Plot: A synthetic T-cell used by Dr. Crusher to treat Lieutenant Barclay for the Urodelan flu causes the whole crew of the Enterprise to deevolve into animals while Picard and Data are away on a shuttle mission.
Thoughts: It’s a good thing we’re watching DS9 alongside, or else I would feel like I’m complaining all the time. This may be the first TNG episode I have ever considered turning off partway.
Part of this is sheer embarrassment for the cast after watching the opening act. When Riker starts pulling faces, you know you’ve gone down the wrong path, but here Michael Dorn is doing it too!
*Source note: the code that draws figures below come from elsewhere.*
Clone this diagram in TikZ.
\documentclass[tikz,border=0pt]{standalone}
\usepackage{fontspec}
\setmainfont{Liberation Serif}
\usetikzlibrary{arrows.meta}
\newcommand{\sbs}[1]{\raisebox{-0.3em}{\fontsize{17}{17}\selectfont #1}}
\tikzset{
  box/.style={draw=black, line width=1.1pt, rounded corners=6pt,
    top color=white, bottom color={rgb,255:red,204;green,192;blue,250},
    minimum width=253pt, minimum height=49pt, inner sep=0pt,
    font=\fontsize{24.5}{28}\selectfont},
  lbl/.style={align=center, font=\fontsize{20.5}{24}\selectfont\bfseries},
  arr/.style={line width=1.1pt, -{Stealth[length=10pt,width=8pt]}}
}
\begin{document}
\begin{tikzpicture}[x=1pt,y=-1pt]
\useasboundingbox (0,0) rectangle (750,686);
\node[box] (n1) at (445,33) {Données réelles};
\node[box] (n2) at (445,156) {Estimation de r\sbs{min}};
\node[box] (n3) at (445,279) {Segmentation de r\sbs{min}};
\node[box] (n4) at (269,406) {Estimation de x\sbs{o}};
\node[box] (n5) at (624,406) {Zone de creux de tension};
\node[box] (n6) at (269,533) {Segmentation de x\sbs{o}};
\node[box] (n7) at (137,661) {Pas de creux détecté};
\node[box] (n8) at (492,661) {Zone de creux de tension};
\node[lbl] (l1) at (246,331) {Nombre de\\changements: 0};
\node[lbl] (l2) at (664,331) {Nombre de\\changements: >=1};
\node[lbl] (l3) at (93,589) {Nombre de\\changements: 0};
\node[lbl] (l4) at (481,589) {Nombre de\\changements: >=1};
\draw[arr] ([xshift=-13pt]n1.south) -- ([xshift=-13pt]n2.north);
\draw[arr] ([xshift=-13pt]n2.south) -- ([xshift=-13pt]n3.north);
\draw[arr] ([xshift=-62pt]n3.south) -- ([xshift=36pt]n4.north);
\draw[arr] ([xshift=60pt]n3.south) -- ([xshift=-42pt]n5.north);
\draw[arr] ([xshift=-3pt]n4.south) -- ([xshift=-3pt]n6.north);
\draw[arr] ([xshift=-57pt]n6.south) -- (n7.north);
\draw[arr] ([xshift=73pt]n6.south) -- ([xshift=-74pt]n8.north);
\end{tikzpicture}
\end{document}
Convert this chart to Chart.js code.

But while the script and performances are embarrassing, “Genesis” does several specific things that tick me off.
In the opening scene, Riker is portrayed as a Casanova-clown (a continuing trend from recent episodes), and he starts the smirking that will escalate throughout the first act. Riker, we know, is supposed to be the Kirk surrogate. Do you know what Kirk would never do? Get involved in a romance with a subordinate. Remember “Dagger of the Mind?” Remember Janice Rand? Kirk took this boundary very seriously, because that’s workplace sexual harassment. Seeing TNG promote even the implication that this is precedented, acceptable behavior (let alone a joke) makes steam pour out of my ears. In this episode we also see Riker fail to relieve himself from duty long after he knows he has become unfit, also a grave mistake which Kirk would never commit.
Based on the rest of the episode, I feel like the writers are screaming “LOL! Nothing matters!” There is a shocking scene where venom is spit full force into Beverly Crusher’s face. Not to worry! Ogawa says “I managed to get her into stasis . . . she’s going to need reconstructive surgery, but I think she’ll be all right.” And there she is, smiling at the end, not a hair out of place.
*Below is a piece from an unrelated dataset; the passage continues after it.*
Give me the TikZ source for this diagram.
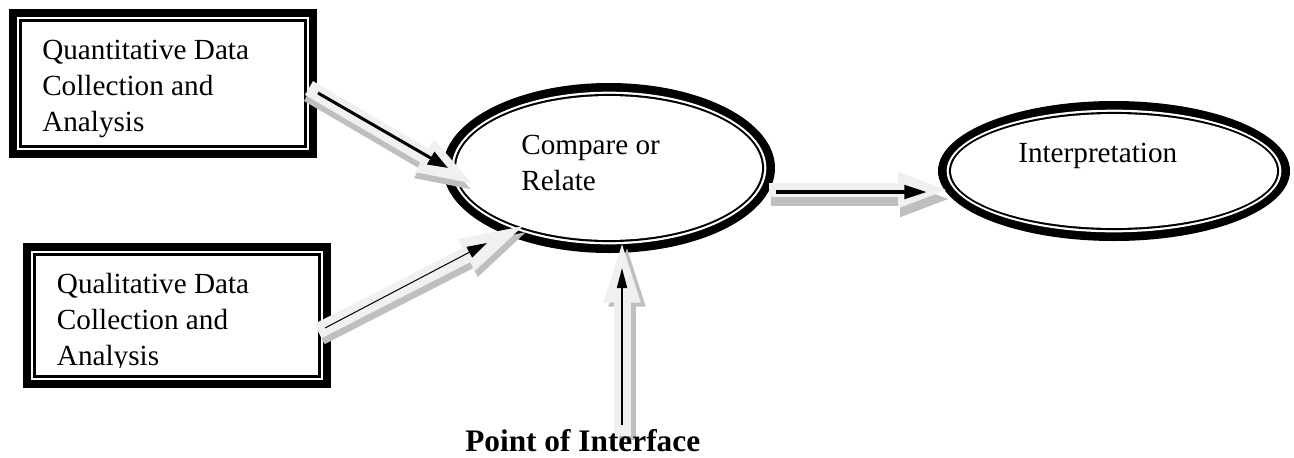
\documentclass[tikz,border=0pt]{standalone}
\usepackage{fontspec}
\setmainfont{Liberation Serif}
\usetikzlibrary{shapes.geometric,arrows.meta}
\definecolor{arrlight}{HTML}{F0F0F0}
\definecolor{arrshade}{HTML}{BFBFBF}
\tikzset{
  boxtext/.style={inner sep=0pt, align=left, anchor=base west, font=\fontsize{21.9pt}{27pt}\selectfont},
  lighta/.style={draw=arrlight, line width=#1},
  shadea/.style={draw=arrshade, line width=#1},
}
\newcommand\ringbox[1]{%
  \fill[black] (#1.south west) rectangle (#1.north east);
  \fill[white] ([shift={(6pt,6pt)}]#1.south west) rectangle ([shift={(-6pt,-6pt)}]#1.north east);
  \fill[black] ([shift={(7.9pt,7.9pt)}]#1.south west) rectangle ([shift={(-7.9pt,-7.9pt)}]#1.north east);
  \fill[white] ([shift={(9.8pt,9.8pt)}]#1.south west) rectangle ([shift={(-9.8pt,-9.8pt)}]#1.north east);
}
\newcommand\ringell[3]{% node, x radius, y radius (pt)
  \fill[black] (#1.center) ellipse [x radius=#2pt, y radius=#3pt];
  \fill[white] (#1.center) ellipse [x radius=#2pt-6.5pt, y radius=#3pt-6.5pt];
  \fill[black] (#1.center) ellipse [x radius=#2pt-8.2pt, y radius=#3pt-8.2pt];
  \fill[white] (#1.center) ellipse [x radius=#2pt-9.8pt, y radius=#3pt-9.8pt];
}
\begin{document}
\begin{tikzpicture}[x=0.75pt,y=-0.75pt]
\useasboundingbox (0,0) rectangle (1294,457);
% boxes
\node[rectangle, inner sep=0pt, minimum width=231pt, minimum height=111.75pt] (quan) at (163,83.5) {};
\node[rectangle, inner sep=0pt, minimum width=231pt, minimum height=108.75pt] (qual) at (177,315.5) {};
\ringbox{quan}
\ringbox{qual}
% ellipses
\node[ellipse, inner sep=0pt, minimum width=249pt, minimum height=127.5pt] (cmp) at (609,168) {};
\node[ellipse, inner sep=0pt, minimum width=264pt, minimum height=105pt] (int) at (1114,171) {};
\ringell{cmp}{124.5}{63.75}
\ringell{int}{132}{52.5}
% arrow coordinates
\coordinate (q1s) at (309,88);   \coordinate (q1e) at (478,187);
\coordinate (q1bs) at (318,93);  \coordinate (q1be) at (448,168);
\coordinate (q2s) at (318,331);  \coordinate (q2e) at (533,221);
\coordinate (q2bs) at (325,328); \coordinate (q2be) at (487,243);
\coordinate (hs) at (769,190);   \coordinate (he) at (950,190);
\coordinate (hbs) at (776,192);  \coordinate (hbe) at (927,192);
\coordinate (vs) at (622,436);   \coordinate (ve) at (622,232);
\coordinate (vbs) at (622,425);  \coordinate (vbe) at (622,268);
% shadows
\draw[shadea=12pt, -{Triangle[length=46.5pt,width=24pt]}, transform canvas={shift={(-0.75pt,-4.5pt)}}] (q1s) -- (q1e);
\draw[shadea=12pt, -{Triangle[length=56pt,width=22.5pt]}, transform canvas={shift={(2.25pt,-4.5pt)}}] (q2s) -- (q2e);
\draw[shadea=11pt, -{Triangle[length=39pt,width=24pt]}, transform canvas={shift={(1.5pt,-6.75pt)}}] (hs) -- (he);
\draw[shadea=12.75pt, -{Triangle[length=53pt,width=23pt]}, transform canvas={shift={(3.75pt,-3pt)}}] (vs) -- (ve);
% light arrows
\draw[lighta=12pt, -{Triangle[length=46.5pt,width=24pt]}] (q1s) -- (q1e);
\draw[lighta=12pt, -{Triangle[length=56pt,width=22.5pt]}] (q2s) -- (q2e);
\draw[lighta=11pt, -{Triangle[length=39pt,width=24pt]}] (hs) -- (he);
\draw[lighta=12.75pt, -{Triangle[length=53pt,width=23pt]}] (vs) -- (ve);
% black arrows
\draw[line width=2.25pt, -{Triangle[length=15pt,width=10.5pt]}] (q1bs) -- (q1be);
\draw[line width=0.75pt, -{Triangle[length=15pt,width=9pt]}] (q2bs) -- (q2be);
\draw[line width=3pt, -{Triangle[length=17pt,width=10pt]}] (hbs) -- (hbe);
\draw[line width=1.5pt, -{Triangle[length=15pt,width=7.5pt]}] (vbs) -- (vbe);
% texts
\node[boxtext] (tquan) at (42,131.7) {Quantitative Data\\Collection and\\Analysis};
\begin{scope}
\clip ([shift={(10pt,10pt)}]qual.south west) rectangle ([shift={(-10pt,-10pt)}]qual.north east);
\clip (0,0) rectangle (1294,367.5);
\node[boxtext] (tqual) at (56.7,365) {Qualitative Data\\Collection and\\Analysis};
\end{scope}
\node[boxtext, font=\fontsize{21.9pt}{26.8pt}\selectfont] (tcmp) at (521,190) {Compare or\\Relate};
\node[boxtext] (tint) at (1018,162) {Interpretation};
\node[boxtext, font=\fontsize{23.5pt}{27pt}\selectfont\bfseries] (tpoi) at (465,451.7) {Point of Interface};
\end{tikzpicture}
\end{document}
A helmsman is disemboweled, and nobody cares. No one ever tries to find out who was responsible, and there is no accounting for the dozens of other crew, at minimum, who must also have been killed. Haha, so what? t’s just a dumb fantasy.
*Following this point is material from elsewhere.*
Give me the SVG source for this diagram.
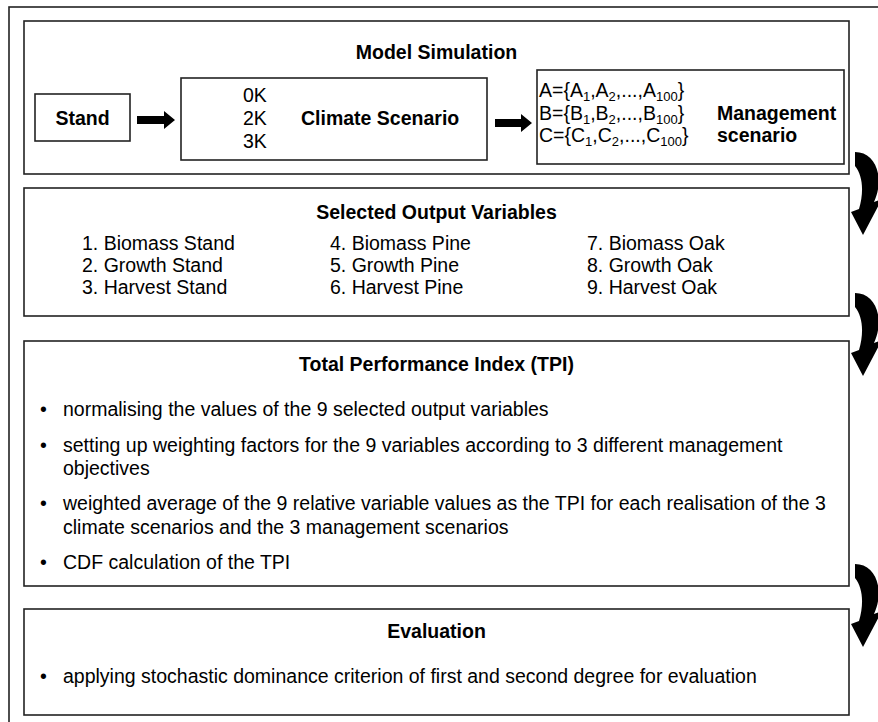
<svg xmlns="http://www.w3.org/2000/svg" width="878" height="722" viewBox="0 0 878 722">
<style>
.box{fill:#fff;stroke:#222;stroke-width:1.6}
.t{font-family:"Liberation Sans",Arial,sans-serif;font-size:19.5px;fill:#000}
.b{font-weight:bold}
.sub{font-size:13px}
.m{text-anchor:middle}
.blk{fill:#000}
</style>
<defs>
<path id="carrow" d="M0 0 C21 0, 30 26, 19 50 L27 47 L8 83 L-4 60 L4 57 C9 40, 8 24, 0 14 Z"/>
</defs>
<rect width="878" height="722" fill="#fff"/>
<rect x="9" y="7" width="900" height="740" fill="none" stroke="#222" stroke-width="1.6"/>

<g id="model-simulation">
<rect class="box" x="24" y="21" width="825" height="153"/>
<text class="t b m" x="436.5" y="59">Model Simulation</text>
</g>
<g id="stand">
<rect class="box" x="35" y="94" width="95" height="47"/>
<text class="t b m" x="82.5" y="125">Stand</text>
</g>
<g id="climate-scenario">
<rect class="box" x="181" y="78" width="306" height="82"/>
<text class="t" x="243" y="102">0K</text>
<text class="t" x="243" y="125">2K</text>
<text class="t" x="243" y="148">3K</text>
<text class="t b" x="301" y="125">Climate Scenario</text>
</g>
<g id="management-scenario">
<rect class="box" x="537" y="70" width="307" height="94" stroke-width="2"/>
<text class="t" x="539" y="97">A={A<tspan class="sub" dy="4">1</tspan><tspan dy="-4">,A</tspan><tspan class="sub" dy="4">2</tspan><tspan dy="-4">,...,A</tspan><tspan class="sub" dy="4">100</tspan><tspan dy="-4">}</tspan></text>
<text class="t" x="539" y="120">B={B<tspan class="sub" dy="4">1</tspan><tspan dy="-4">,B</tspan><tspan class="sub" dy="4">2</tspan><tspan dy="-4">,...,B</tspan><tspan class="sub" dy="4">100</tspan><tspan dy="-4">}</tspan></text>
<text class="t" x="539" y="142">C={C<tspan class="sub" dy="4">1</tspan><tspan dy="-4">,C</tspan><tspan class="sub" dy="4">2</tspan><tspan dy="-4">,...,C</tspan><tspan class="sub" dy="4">100</tspan><tspan dy="-4">}</tspan></text>
<text class="t b" x="717" y="120">Management</text>
<text class="t b" x="717" y="142">scenario</text>
</g>
<g id="selected-output-variables">
<rect class="box" x="24" y="188" width="825" height="128"/>
<text class="t b m" x="436.5" y="219">Selected Output Variables</text>
<text class="t" x="82" y="250">1. Biomass Stand</text>
<text class="t" x="82" y="272">2. Growth Stand</text>
<text class="t" x="82" y="294">3. Harvest Stand</text>
<text class="t" x="330" y="250">4. Biomass Pine</text>
<text class="t" x="330" y="272">5. Growth Pine</text>
<text class="t" x="330" y="294">6. Harvest Pine</text>
<text class="t" x="587" y="250">7. Biomass Oak</text>
<text class="t" x="587" y="272">8. Growth Oak</text>
<text class="t" x="587" y="294">9. Harvest Oak</text>
</g>
<g id="tpi">
<rect class="box" x="24" y="341" width="825" height="245"/>
<text class="t b m" x="436.5" y="371">Total Performance Index (TPI)</text>
<text class="t" x="40" y="416">•</text>
<text class="t" x="63" y="416">normalising the values of the 9 selected output variables</text>
<text class="t" x="40" y="452">•</text>
<text class="t" x="63" y="452">setting up weighting factors for the 9 variables according to 3 different management</text>
<text class="t" x="63" y="475">objectives</text>
<text class="t" x="40" y="510">•</text>
<text class="t" x="63" y="510">weighted average of the 9 relative variable values as the TPI for each realisation of the 3</text>
<text class="t" x="63" y="534">climate scenarios and the 3 management scenarios</text>
<text class="t" x="40" y="569">•</text>
<text class="t" x="63" y="569">CDF calculation of the TPI</text>
</g>
<g id="evaluation">
<rect class="box" x="24" y="609" width="825" height="106"/>
<text class="t b m" x="436.5" y="638">Evaluation</text>
<text class="t" x="40" y="683">•</text>
<text class="t" x="63" y="683">applying stochastic dominance criterion of first and second degree for evaluation</text>
</g>
<g id="connectors">
<path class="blk" d="M137 116 L164 116 L164 111 L175 120 L164 129 L164 124 L137 124 Z"/>
<path class="blk" d="M495 119 L521 119 L521 114 L532 123 L521 132 L521 127 L495 127 Z"/>
<use href="#carrow" x="855" y="152"/>
<use href="#carrow" x="855" y="293"/>
<use href="#carrow" x="855" y="564"/>
</g>
</svg>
We are so far past even the pretense of realism, the director (Gates McFadden, btw) just replaces Spot, previously established as a male cat, with an iguana. A line says her transformation started during her delivery of live kittens. Who would no longer be live kittens by the time Picard and Data find them (newborn kittens need to nurse every 1-2 hours), and definitely not by the time the ship is saved. Is this supposed to be comedy? For continuity purposes, they should have glued ridiculous-looking lizard appliances to the cat’s face and maybe some ridges onto its back.
The makeup artists didn’t phone it in, though. The art department is always the hardest working team on TNG, and I hate to see them let down by lazy writing. Deanna’s amphibian is truly weird. The scope of what they accomplished using practical makeup on a 1994 television budget and schedule is impressive.
“Genesis” relegates Data into an exposition jukebox, uttering some of the silliest lines this side of “Spock’s Brain.” Tell you what, let’s vaporize a cat placenta, turn on a fan, and in a few hours everything will be fine! We”ll never mention this again.
We should follow suit.
1 out of 5 humanoid spiders crossed with the Elephant Man.